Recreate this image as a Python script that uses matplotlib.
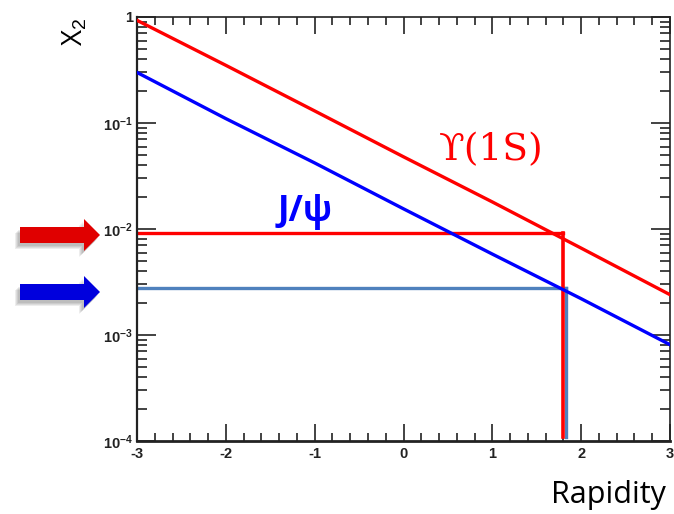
import matplotlib
matplotlib.use("Agg")
import matplotlib.pyplot as plt
from matplotlib.ticker import FixedLocator, LogLocator, MultipleLocator, NullFormatter
from matplotlib.patches import FancyArrow

# ---- data ----
rapidity = [-3, -2, -1, 0, 1, 2, 3]
x2_upsilon = [0.93, 0.35, 0.13, 0.048, 0.018, 0.0066, 0.0024]
x2_jpsi = [0.30, 0.11, 0.042, 0.0155, 0.0058, 0.0022, 0.00081]
upsilon_mark = (1.79, 0.0091)   # rapidity, x2
jpsi_mark = (1.83, 0.0028)
y_ticks = [1e-4, 1e-3, 1e-2, 1e-1, 1]
y_tick_labels = [r"$\mathbf{10^{-4}}$", r"$\mathbf{10^{-3}}$", r"$\mathbf{10^{-2}}$", r"$\mathbf{10^{-1}}$", "1"]
x_ticks = [-3, -2, -1, 0, 1, 2, 3]

plt.rcParams['mathtext.fontset'] = 'custom'
plt.rcParams['mathtext.bf'] = 'Liberation Sans:bold'
plt.rcParams['mathtext.rm'] = 'Liberation Sans'

W, H = 674, 514
fig = plt.figure(figsize=(W / 100, H / 100), dpi=100)
ax = fig.add_axes([137 / W, 1 - 441 / H, (670 - 137) / W, (441 - 17) / H])

ax.plot(rapidity, x2_upsilon, color='#ff0000', lw=2.4, zorder=3)
ax.plot(rapidity, x2_jpsi, color='#0000ff', lw=2.4, zorder=3)

# reference lines
ax.plot([-3, jpsi_mark[0]], [jpsi_mark[1], jpsi_mark[1]], color='#4f81bd', lw=2.4, zorder=2)
ax.plot([jpsi_mark[0], jpsi_mark[0]], [jpsi_mark[1], 1.1e-4], color='#4f81bd', lw=2.4, zorder=2)
ax.plot([-3, upsilon_mark[0]], [upsilon_mark[1], upsilon_mark[1]], color='#ff0000', lw=2.4, zorder=2)
ax.plot([upsilon_mark[0], upsilon_mark[0]], [upsilon_mark[1], 1.1e-4], color='#ff0000', lw=2.6, zorder=2)

ax.set_yscale('log')
ax.set_xlim(-3, 3)
ax.set_ylim(1e-4, 1)

ax.yaxis.set_major_locator(FixedLocator(y_ticks))
ax.set_yticklabels(y_tick_labels)
ax.yaxis.set_minor_locator(LogLocator(base=10, subs=range(2, 10)))
ax.yaxis.set_minor_formatter(NullFormatter())
ax.xaxis.set_major_locator(FixedLocator(x_ticks))
ax.set_xticklabels([str(v) for v in x_ticks])
ax.xaxis.set_minor_locator(MultipleLocator(0.2))

ax.tick_params(which='both', direction='in', top=True, right=True, width=1.2, colors='#222222',
               labelsize=10.5)
ax.tick_params(which='major', length=12)
ax.tick_params(which='minor', length=6)
ax.tick_params(axis='y', which='major', length=14)
ax.tick_params(axis='y', which='minor', length=7)
ax.tick_params(axis='y', pad=3)
ax.tick_params(axis='x', pad=4)
for lab in ax.get_xticklabels() + ax.get_yticklabels():
    lab.set_fontfamily('Liberation Sans')
    lab.set_fontweight('bold')
for s in ax.spines.values():
    s.set_linewidth(1.2)
    s.set_color('#222222')
ax.spines['bottom'].set_linewidth(2.0)
ax.spines['left'].set_linewidth(1.6)

# labels
fig.text(75 / W, 1 - 32 / H, r"X$_2$", rotation=90, ha='center', va='center',
         fontsize=20, family='Open Sans')
fig.text(666 / W, 1 - 495 / H, "Rapidity", ha='right', va='center', fontsize=22, family='Open Sans')
ax.text(0.40, 0.056, "\u03d2(1S)", color='#ff0000', fontsize=27, family='DejaVu Serif',
        transform=ax.transData, ha='left', va='center')
ax.text(-1.42, 0.0145, "J/\u03c8", color='#0000ff', fontsize=25, family='Open Sans',
        fontweight='bold', transform=ax.transData, ha='left', va='center')

# arrows in figure pixel coords
ov = fig.add_axes([0, 0, 1, 1], zorder=-1)
ov.set_xlim(0, W)
ov.set_ylim(H, 0)
ov.axis('off')
for yc, col in [(235, '#e00000'), (292, '#0000dd')]:
    for k in range(4):
        ov.add_patch(FancyArrow(20 - 2 - k, yc + 3 + k, 80, 0, width=16, head_width=32,
                                head_length=16, length_includes_head=True,
                                color='black', alpha=0.07, lw=0))
    ov.add_patch(FancyArrow(20, yc, 80, 0, width=16, head_width=32, head_length=16,
                            length_includes_head=True, color=col, lw=0))

fig.savefig("out.png", dpi=100)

▬▬▬▬▬▬▬▬▬▬

## Exercise
Reproduce the material in its entirety and word for word, without the pictures.

## Answer to this task
Recreate this image as a Python script that uses matplotlib.
import matplotlib
matplotlib.use("Agg")
import matplotlib.pyplot as plt
from matplotlib.ticker import FixedLocator, LogLocator, MultipleLocator, NullFormatter
from matplotlib.patches import FancyArrow

# ---- data ----
rapidity = [-3, -2, -1, 0, 1, 2, 3]
x2_upsilon = [0.93, 0.35, 0.13, 0.048, 0.018, 0.0066, 0.0024]
x2_jpsi = [0.30, 0.11, 0.042, 0.0155, 0.0058, 0.0022, 0.00081]
upsilon_mark = (1.79, 0.0091)   # rapidity, x2
jpsi_mark = (1.83, 0.0028)
y_ticks = [1e-4, 1e-3, 1e-2, 1e-1, 1]
y_tick_labels = [r"$\mathbf{10^{-4}}$", r"$\mathbf{10^{-3}}$", r"$\mathbf{10^{-2}}$", r"$\mathbf{10^{-1}}$", "1"]
x_ticks = [-3, -2, -1, 0, 1, 2, 3]

plt.rcParams['mathtext.fontset'] = 'custom'
plt.rcParams['mathtext.bf'] = 'Liberation Sans:bold'
plt.rcParams['mathtext.rm'] = 'Liberation Sans'

W, H = 674, 514
fig = plt.figure(figsize=(W / 100, H / 100), dpi=100)
ax = fig.add_axes([137 / W, 1 - 441 / H, (670 - 137) / W, (441 - 17) / H])

ax.plot(rapidity, x2_upsilon, color='#ff0000', lw=2.4, zorder=3)
ax.plot(rapidity, x2_jpsi, color='#0000ff', lw=2.4, zorder=3)

# reference lines
ax.plot([-3, jpsi_mark[0]], [jpsi_mark[1], jpsi_mark[1]], color='#4f81bd', lw=2.4, zorder=2)
ax.plot([jpsi_mark[0], jpsi_mark[0]], [jpsi_mark[1], 1.1e-4], color='#4f81bd', lw=2.4, zorder=2)
ax.plot([-3, upsilon_mark[0]], [upsilon_mark[1], upsilon_mark[1]], color='#ff0000', lw=2.4, zorder=2)
ax.plot([upsilon_mark[0], upsilon_mark[0]], [upsilon_mark[1], 1.1e-4], color='#ff0000', lw=2.6, zorder=2)

ax.set_yscale('log')
ax.set_xlim(-3, 3)
ax.set_ylim(1e-4, 1)

ax.yaxis.set_major_locator(FixedLocator(y_ticks))
ax.set_yticklabels(y_tick_labels)
ax.yaxis.set_minor_locator(LogLocator(base=10, subs=range(2, 10)))
ax.yaxis.set_minor_formatter(NullFormatter())
ax.xaxis.set_major_locator(FixedLocator(x_ticks))
ax.set_xticklabels([str(v) for v in x_ticks])
ax.xaxis.set_minor_locator(MultipleLocator(0.2))

ax.tick_params(which='both', direction='in', top=True, right=True, width=1.2, colors='#222222',
               labelsize=10.5)
ax.tick_params(which='major', length=12)
ax.tick_params(which='minor', length=6)
ax.tick_params(axis='y', which='major', length=14)
ax.tick_params(axis='y', which='minor', length=7)
ax.tick_params(axis='y', pad=3)
ax.tick_params(axis='x', pad=4)
for lab in ax.get_xticklabels() + ax.get_yticklabels():
    lab.set_fontfamily('Liberation Sans')
    lab.set_fontweight('bold')
for s in ax.spines.values():
    s.set_linewidth(1.2)
    s.set_color('#222222')
ax.spines['bottom'].set_linewidth(2.0)
ax.spines['left'].set_linewidth(1.6)

# labels
fig.text(75 / W, 1 - 32 / H, r"X$_2$", rotation=90, ha='center', va='center',
         fontsize=20, family='Open Sans')
fig.text(666 / W, 1 - 495 / H, "Rapidity", ha='right', va='center', fontsize=22, family='Open Sans')
ax.text(0.40, 0.056, "\u03d2(1S)", color='#ff0000', fontsize=27, family='DejaVu Serif',
        transform=ax.transData, ha='left', va='center')
ax.text(-1.42, 0.0145, "J/\u03c8", color='#0000ff', fontsize=25, family='Open Sans',
        fontweight='bold', transform=ax.transData, ha='left', va='center')

# arrows in figure pixel coords
ov = fig.add_axes([0, 0, 1, 1], zorder=-1)
ov.set_xlim(0, W)
ov.set_ylim(H, 0)
ov.axis('off')
for yc, col in [(235, '#e00000'), (292, '#0000dd')]:
    for k in range(4):
        ov.add_patch(FancyArrow(20 - 2 - k, yc + 3 + k, 80, 0, width=16, head_width=32,
                                head_length=16, length_includes_head=True,
                                color='black', alpha=0.07, lw=0))
    ov.add_patch(FancyArrow(20, yc, 80, 0, width=16, head_width=32, head_length=16,
                            length_includes_head=True, color=col, lw=0))

fig.savefig("out.png", dpi=100)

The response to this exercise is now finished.